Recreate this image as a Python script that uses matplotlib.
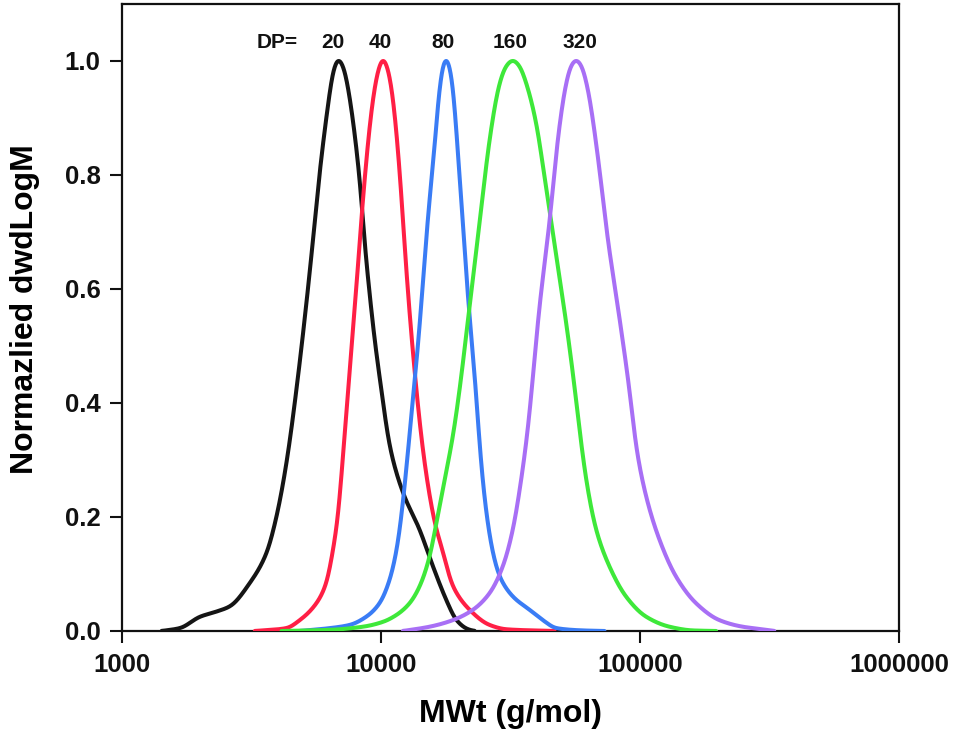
import numpy as np
import matplotlib
matplotlib.use("Agg")
import matplotlib.pyplot as plt

plt.rcParams['font.family'] = ['Liberation Sans', 'DejaVu Sans']
plt.rcParams['font.weight'] = 'bold'

# ---- data (M in g/mol, normalized dw/dlogM) ----
dp20_M = [1423, 1674, 2000, 2318, 2609, 3116, 3614, 3951, 4318, 4719, 5309, 5802,
          6247, 6541, 6839, 7178, 7460, 8036, 8403, 8652, 8989, 9373, 9973, 10804,
          12159, 14102, 15870, 17874, 19537, 21650, 22975]
dp20_y = [0.0, 0.005, 0.025, 0.034, 0.043, 0.084, 0.136, 0.2, 0.294, 0.423, 0.6275, 0.803,
          0.92, 0.98, 1.0, 0.985, 0.95, 0.844, 0.756, 0.674, 0.6, 0.522, 0.43, 0.323,
          0.2416, 0.177, 0.113, 0.054, 0.019, 0.003, 0.0]

dp40_M = [3258, 4318, 4859, 5636, 6157, 6530, 6826, 7115, 7407, 8036, 8521, 9314, 9755,
          10179, 10661, 11126, 11806, 12530, 13490, 14445, 15410, 16358, 17100, 18952,
          21981, 26254, 30449, 46773]
dp40_y = [0.0, 0.005, 0.019, 0.0485, 0.084, 0.142, 0.2, 0.3, 0.4, 0.6, 0.756, 0.93, 0.98,
          1.0, 0.98, 0.93, 0.803, 0.6275, 0.452, 0.323, 0.2356, 0.177, 0.148, 0.078,
          0.037, 0.0105, 0.003, 0.0]

dp80_M = [4859, 6341, 7573, 8785, 9886, 10804, 11569, 11989, 12599, 13251, 13914, 14481,
          15410, 15967, 16590, 17145, 17763, 18404, 18952, 19815, 20567, 21501, 23333,
          24024, 25497, 27033, 28700, 32291, 37462, 42153, 47477, 60117, 72895]
dp80_y = [0.0, 0.005, 0.0105, 0.025, 0.0485, 0.089, 0.148, 0.2, 0.294, 0.4, 0.5, 0.6,
          0.756, 0.82, 0.92, 0.975, 1.0, 0.985, 0.95, 0.832, 0.73, 0.6, 0.41,
          0.323, 0.206, 0.136, 0.095, 0.06, 0.037, 0.019, 0.005, 0.001, 0.0]

dp160_M = [4130, 6341, 8521, 10179, 11470, 12901, 14102, 15410, 16358, 17609, 18952, 20117,
           21981, 24024, 26254, 28700, 30400, 32291, 34263, 36367, 39747, 43451, 47477,
           51880, 55847, 58400, 61965, 67718, 76208, 88393, 105560, 129840, 159690, 196650]
dp160_y = [0.0, 0.002, 0.0075, 0.016, 0.028, 0.0485, 0.078, 0.13, 0.189, 0.265, 0.341, 0.423,
           0.569, 0.715, 0.861, 0.96, 0.99, 1.0, 0.99, 0.96, 0.89, 0.774, 0.657,
           0.54, 0.429, 0.353, 0.265, 0.177, 0.113, 0.06, 0.025, 0.0075, 0.001, 0.0]

dp320_M = [12159, 15410, 18952, 22637, 26254, 29549, 32291, 34787, 36889, 40926,
           44739, 48149, 51880, 54136, 56700, 59430, 62835, 68700, 75080, 82030, 91010,
           96610, 105560, 118800, 137800, 164600, 202400, 248900, 297300, 329800]
dp320_y = [0.0, 0.0075, 0.019, 0.037, 0.066, 0.113, 0.177, 0.265, 0.353, 0.569,
           0.715, 0.861, 0.96, 0.99, 1.0, 0.99, 0.95, 0.832, 0.686, 0.569, 0.423,
           0.323, 0.2356, 0.16, 0.095, 0.0485, 0.019, 0.0075, 0.003, 0.0]

series_M = [dp20_M, dp40_M, dp80_M, dp160_M, dp320_M]
series_y = [dp20_y, dp40_y, dp80_y, dp160_y, dp320_y]
series_colors = ['#151515', '#ff1f45', '#3a7cf5', '#3ee83a', '#a86ff5']

dp_labels = ['DP=', '20', '40', '80', '160', '320']
dp_label_M = [3960, 6513, 9920, 17390, 31450, 58500]

x_ticks = [1000, 10000, 100000, 1000000]
x_ticklabels = ['1000', '10000', '100000', '1000000']
y_ticks = [0.0, 0.2, 0.4, 0.6, 0.8, 1.0]


def smooth_curve(M, y, n=900, sigma=0.009):
    """Monotone cubic (PCHIP) interpolation in log10(M) followed by light smoothing."""
    lm = np.log10(np.asarray(M, dtype=float))
    yv = np.asarray(y, dtype=float)
    fine = np.linspace(lm[0], lm[-1], n)
    h = np.diff(lm)
    d = np.diff(yv) / h
    m = np.zeros_like(yv)
    m[0], m[-1] = d[0], d[-1]
    for i in range(1, len(yv) - 1):
        if d[i - 1] * d[i] <= 0:
            m[i] = 0.0
        else:
            w1 = 2 * h[i] + h[i - 1]
            w2 = h[i] + 2 * h[i - 1]
            m[i] = (w1 + w2) / (w1 / d[i - 1] + w2 / d[i])
    idx = np.clip(np.searchsorted(lm, fine) - 1, 0, len(lm) - 2)
    t = (fine - lm[idx]) / h[idx]
    h00 = 2 * t**3 - 3 * t**2 + 1
    h10 = t**3 - 2 * t**2 + t
    h01 = -2 * t**3 + 3 * t**2
    h11 = t**3 - t**2
    yf = h00 * yv[idx] + h10 * h[idx] * m[idx] + h01 * yv[idx + 1] + h11 * h[idx] * m[idx + 1]
    step = fine[1] - fine[0]
    k = int(np.ceil(4 * sigma / step))
    kern = np.exp(-0.5 * (np.arange(-k, k + 1) * step / sigma) ** 2)
    kern /= kern.sum()
    padded = np.concatenate([np.full(k, yf[0]), yf, np.full(k, yf[-1])])
    ys = np.convolve(padded, kern, mode='valid')
    ys = ys / ys.max() * yv.max()
    return 10**fine, np.clip(ys, 0, None)


# ---- figure ----
fig = plt.figure(figsize=(9.54, 7.36), dpi=100)
ax = fig.add_axes([122 / 954, (736 - 631) / 736, (899 - 122) / 954, (631 - 4) / 736])

for M, y, c in zip(series_M, series_y, series_colors):
    xs, ys = smooth_curve(M, y)
    ax.plot(xs, ys, color=c, lw=2.9, solid_capstyle='round', zorder=3)

ax.set_xscale('log')
ax.set_xlim(1000, 1000000)
ax.set_ylim(0, 1.1)
ax.set_xticks(x_ticks)
ax.set_xticklabels(x_ticklabels)
ax.xaxis.set_minor_locator(matplotlib.ticker.NullLocator())
ax.set_yticks(y_ticks)
ax.set_yticklabels([f'{v:.1f}' for v in y_ticks])

for s in ax.spines.values():
    s.set_linewidth(1.6)
    s.set_color('#111111')
ax.tick_params(axis='both', direction='out', length=8.5, width=1.5, pad=7,
               labelsize=18.5, colors='#111111')
for lab in ax.get_xticklabels() + ax.get_yticklabels():
    lab.set_fontweight('bold')

ax.set_xlabel('MWt (g/mol)', fontsize=23, fontweight='bold')
ax.set_ylabel('Normazlied dwdLogM', fontsize=23, fontweight='bold')
ax.xaxis.set_label_coords(0.5, -0.108)
ax.yaxis.set_label_coords(-0.1055, 0.513)

for txt, xm in zip(dp_labels, dp_label_M):
    ax.text(xm, 1.032, txt, ha='center', va='center', fontsize=15, fontweight='bold',
            color='#111111')

fig.savefig('out.png', dpi=100)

+ + + + +

■ **REQUIRED TASK**
Exactly reproduce the run of lines from the start of the listing through the line with "plt.rcParams['font.weight'] = 'bold'", inclusive; pictures are not copied.

■ **ANSWER FOR THIS EXERCISE**
Recreate this image as a Python script that uses matplotlib.
import numpy as np
import matplotlib
matplotlib.use("Agg")
import matplotlib.pyplot as plt

plt.rcParams['font.family'] = ['Liberation Sans', 'DejaVu Sans']
plt.rcParams['font.weight'] = 'bold'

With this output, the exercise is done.